→ PROBLEM: Write out the opening lines of the data word for word, up to and including the line with "from matplotlib.patches import FancyBboxPatch", and leave every picture and every later line out.

→ DATA PROVIDED:
-- begin --
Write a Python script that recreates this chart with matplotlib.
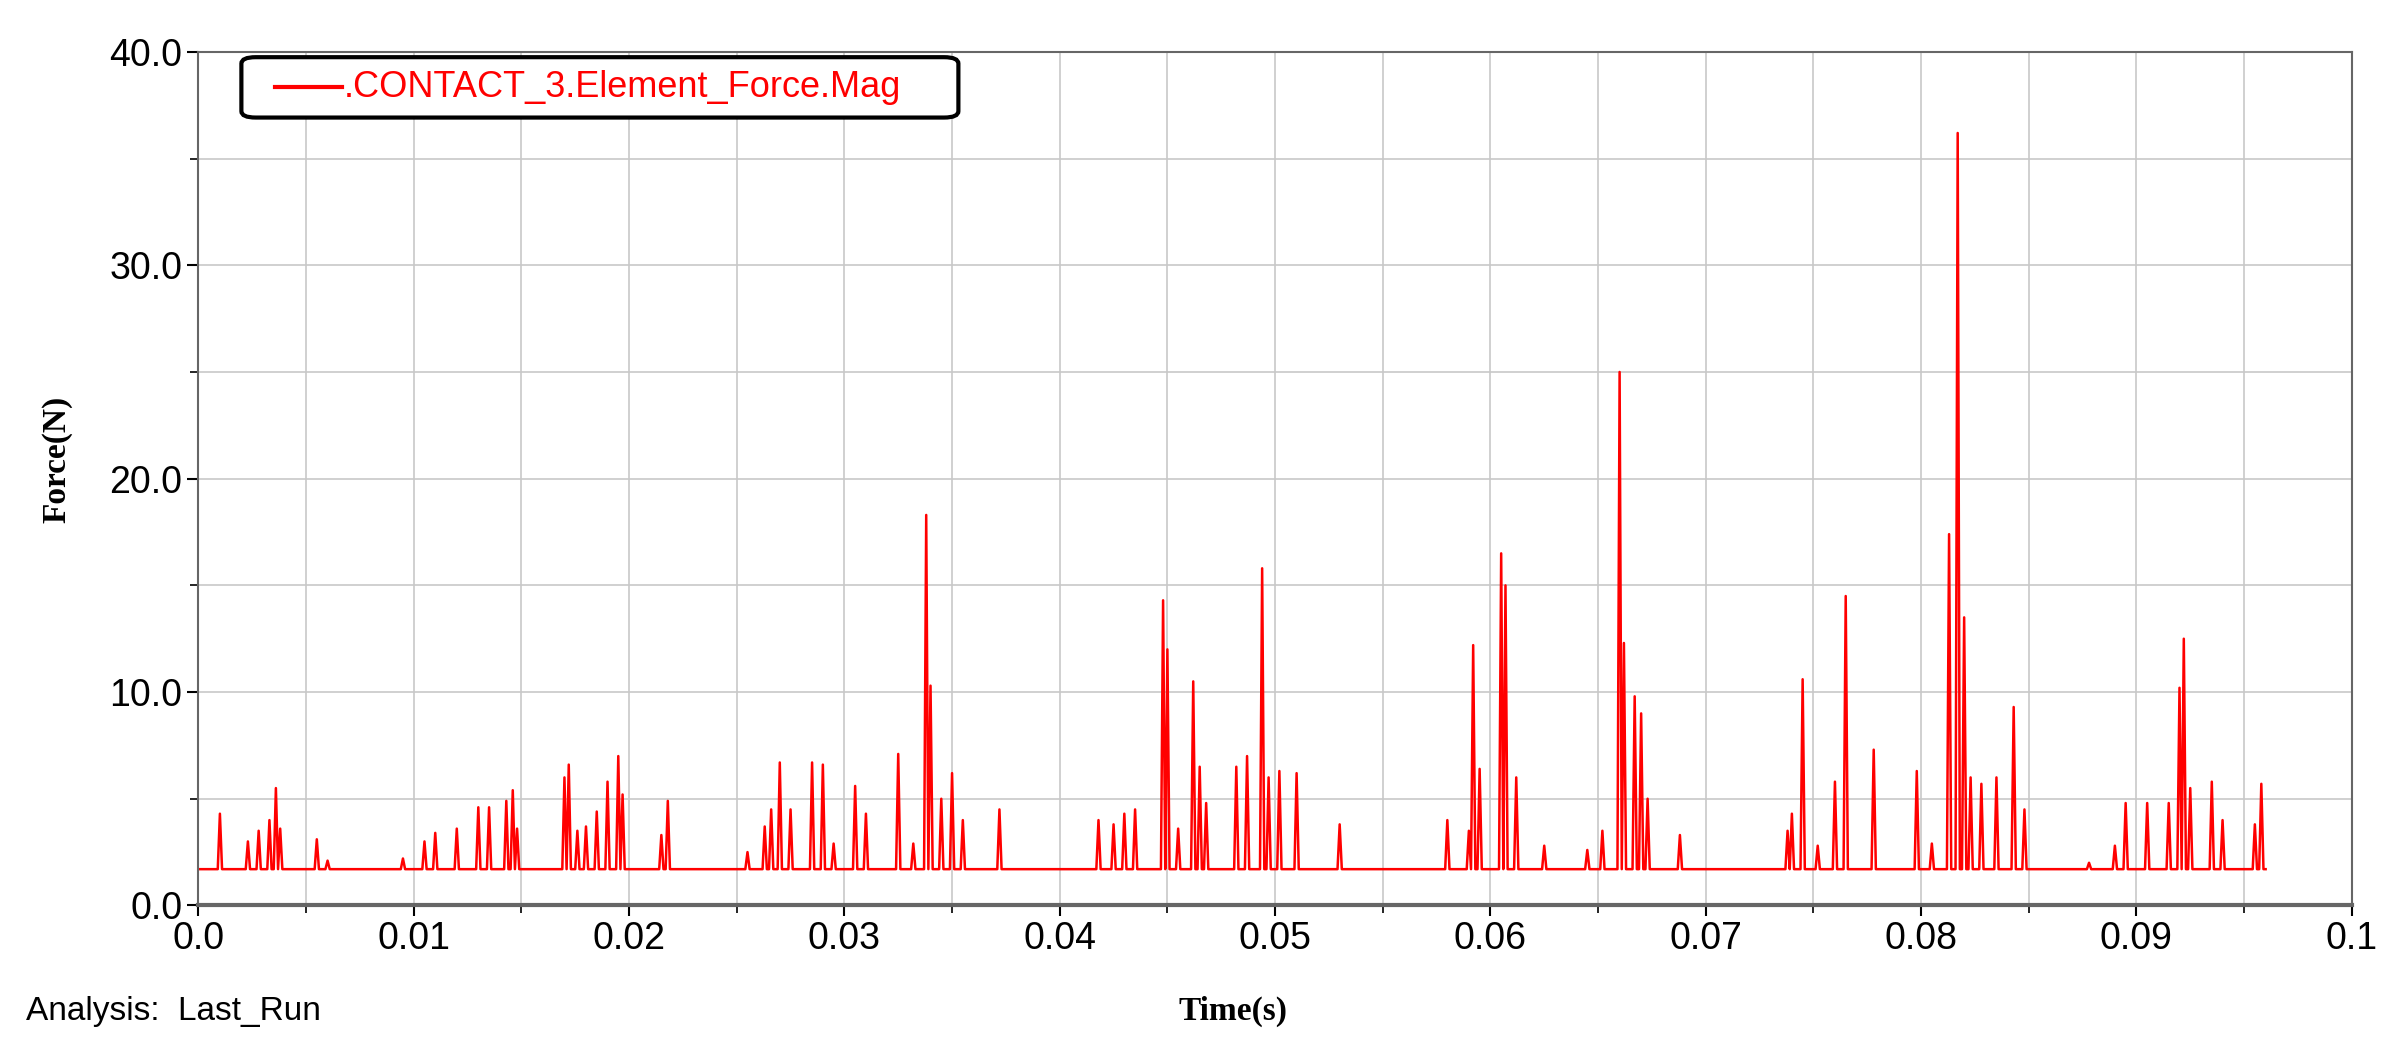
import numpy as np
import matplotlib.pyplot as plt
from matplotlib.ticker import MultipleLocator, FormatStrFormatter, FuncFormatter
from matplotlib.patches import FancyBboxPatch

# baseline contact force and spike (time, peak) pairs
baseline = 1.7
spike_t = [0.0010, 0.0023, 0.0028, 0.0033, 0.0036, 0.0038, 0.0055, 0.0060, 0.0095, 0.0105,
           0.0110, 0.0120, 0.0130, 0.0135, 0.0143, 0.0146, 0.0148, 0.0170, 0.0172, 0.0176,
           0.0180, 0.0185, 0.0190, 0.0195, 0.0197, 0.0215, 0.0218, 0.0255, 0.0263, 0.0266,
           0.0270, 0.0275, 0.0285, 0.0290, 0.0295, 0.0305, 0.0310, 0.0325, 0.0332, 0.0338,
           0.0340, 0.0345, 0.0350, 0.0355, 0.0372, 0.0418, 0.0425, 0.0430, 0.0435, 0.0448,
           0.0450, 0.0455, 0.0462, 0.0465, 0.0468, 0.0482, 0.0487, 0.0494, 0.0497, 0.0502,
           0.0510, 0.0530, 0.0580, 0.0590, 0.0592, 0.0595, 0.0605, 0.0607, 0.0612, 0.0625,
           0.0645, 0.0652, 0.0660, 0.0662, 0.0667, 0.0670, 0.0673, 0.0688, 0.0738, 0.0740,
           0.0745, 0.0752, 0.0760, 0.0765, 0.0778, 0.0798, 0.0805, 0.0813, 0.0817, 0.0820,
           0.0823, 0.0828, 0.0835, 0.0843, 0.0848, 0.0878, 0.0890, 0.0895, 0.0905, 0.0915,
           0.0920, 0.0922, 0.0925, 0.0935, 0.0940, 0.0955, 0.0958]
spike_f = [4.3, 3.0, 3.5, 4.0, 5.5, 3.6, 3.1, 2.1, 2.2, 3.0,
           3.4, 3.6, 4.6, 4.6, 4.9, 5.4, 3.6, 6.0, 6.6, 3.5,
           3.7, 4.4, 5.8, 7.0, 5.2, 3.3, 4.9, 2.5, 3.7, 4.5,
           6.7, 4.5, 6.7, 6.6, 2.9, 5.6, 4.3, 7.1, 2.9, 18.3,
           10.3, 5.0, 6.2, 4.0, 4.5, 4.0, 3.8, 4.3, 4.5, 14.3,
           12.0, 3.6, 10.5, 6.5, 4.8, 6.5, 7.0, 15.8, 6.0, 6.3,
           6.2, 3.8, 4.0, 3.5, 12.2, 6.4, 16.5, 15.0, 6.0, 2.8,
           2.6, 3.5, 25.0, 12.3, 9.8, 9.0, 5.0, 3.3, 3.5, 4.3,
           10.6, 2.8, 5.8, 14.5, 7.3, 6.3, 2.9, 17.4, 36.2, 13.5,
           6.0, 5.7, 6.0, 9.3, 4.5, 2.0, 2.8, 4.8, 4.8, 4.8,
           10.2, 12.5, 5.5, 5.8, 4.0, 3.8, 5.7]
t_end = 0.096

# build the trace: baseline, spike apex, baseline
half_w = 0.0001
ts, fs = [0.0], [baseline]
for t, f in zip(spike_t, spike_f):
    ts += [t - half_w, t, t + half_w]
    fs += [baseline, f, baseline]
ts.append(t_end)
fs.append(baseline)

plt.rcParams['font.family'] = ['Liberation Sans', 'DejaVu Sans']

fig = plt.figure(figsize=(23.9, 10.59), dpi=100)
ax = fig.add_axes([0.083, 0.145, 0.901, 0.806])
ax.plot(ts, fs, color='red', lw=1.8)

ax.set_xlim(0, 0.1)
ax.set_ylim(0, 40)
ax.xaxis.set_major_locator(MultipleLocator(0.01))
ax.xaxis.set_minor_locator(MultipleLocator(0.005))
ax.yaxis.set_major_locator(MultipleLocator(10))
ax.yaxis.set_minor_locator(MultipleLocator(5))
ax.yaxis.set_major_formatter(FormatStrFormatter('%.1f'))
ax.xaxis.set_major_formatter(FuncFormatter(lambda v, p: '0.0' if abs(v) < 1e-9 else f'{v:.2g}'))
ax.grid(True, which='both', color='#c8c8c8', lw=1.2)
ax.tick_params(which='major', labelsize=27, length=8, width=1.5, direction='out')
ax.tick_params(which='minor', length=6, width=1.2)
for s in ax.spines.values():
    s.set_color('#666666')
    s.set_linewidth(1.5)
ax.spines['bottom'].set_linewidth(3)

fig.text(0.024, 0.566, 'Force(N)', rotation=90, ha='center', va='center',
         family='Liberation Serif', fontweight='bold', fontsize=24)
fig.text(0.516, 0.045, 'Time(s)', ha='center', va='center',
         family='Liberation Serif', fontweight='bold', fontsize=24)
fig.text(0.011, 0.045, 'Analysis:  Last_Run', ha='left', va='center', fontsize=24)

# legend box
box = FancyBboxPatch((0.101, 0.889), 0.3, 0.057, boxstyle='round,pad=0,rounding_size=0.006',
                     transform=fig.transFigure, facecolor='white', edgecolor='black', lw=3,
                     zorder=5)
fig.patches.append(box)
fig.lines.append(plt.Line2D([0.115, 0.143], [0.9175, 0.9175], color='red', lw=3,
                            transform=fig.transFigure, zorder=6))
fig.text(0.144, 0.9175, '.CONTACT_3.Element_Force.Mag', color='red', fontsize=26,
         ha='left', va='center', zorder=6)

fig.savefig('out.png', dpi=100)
-- end --
→ ANSWER TO THE TASK:
Write a Python script that recreates this chart with matplotlib.
import numpy as np
import matplotlib.pyplot as plt
from matplotlib.ticker import MultipleLocator, FormatStrFormatter, FuncFormatter
from matplotlib.patches import FancyBboxPatch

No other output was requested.